In this study published by Planet Agora, Pierre-Jean Benghozi, research director at the CNRS and director of the managerial economics research centre at the École polytechnique (Paris), postulates that cultural industries are both the basis for creating commercial riches and sources of symbolism and identity. As such, they focus on powerful issues examined during recent national and international debates. In his opinion, locating these economic issues is key to understanding the current controversies and guiding public action.
More than the economics of production, the author states, broadcasting and distribution structures weigh heavily on cultural industries. This situation raises the direct issue, nationally as much as internationally, of the pluralism of the accessible (not only produced) forms of artistic and cultural expression.
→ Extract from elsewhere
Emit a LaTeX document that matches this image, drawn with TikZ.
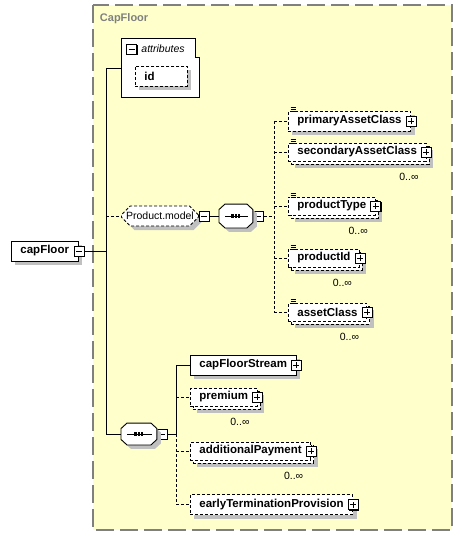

This leads him to uphold that the main risk of standardizing the content is not a drop in production, but essentially a focus on the most attractive works, in a star-system perspective and a two-tier market in which marketed products subject to a cost inflation spiral enter on one side and restricted broadcasting productions enter the other.
In this view, the author says, public action has difficulties that are all the greater given that the economic and commercial issues these industries face seem more significant. It must, among other things, resolve the existing contradiction between the concern of maintaining production structure diversity in the national framework and defending, around the world, a cultural uniqueness brought about by powerful national players in a globalized economy.
In conclusion, the author states that by placing emphasis on the considerable weight of the players’ economic strategies and industrial dynamics, his analysis of cultural industries shows the weight of forms and configurations that bypass national realities and regulations. Therein lies the need for public debates to ensure the confrontation of action logics that largely escape traditional regulations and to develop approaches that take into account the complex reality of cultural economics.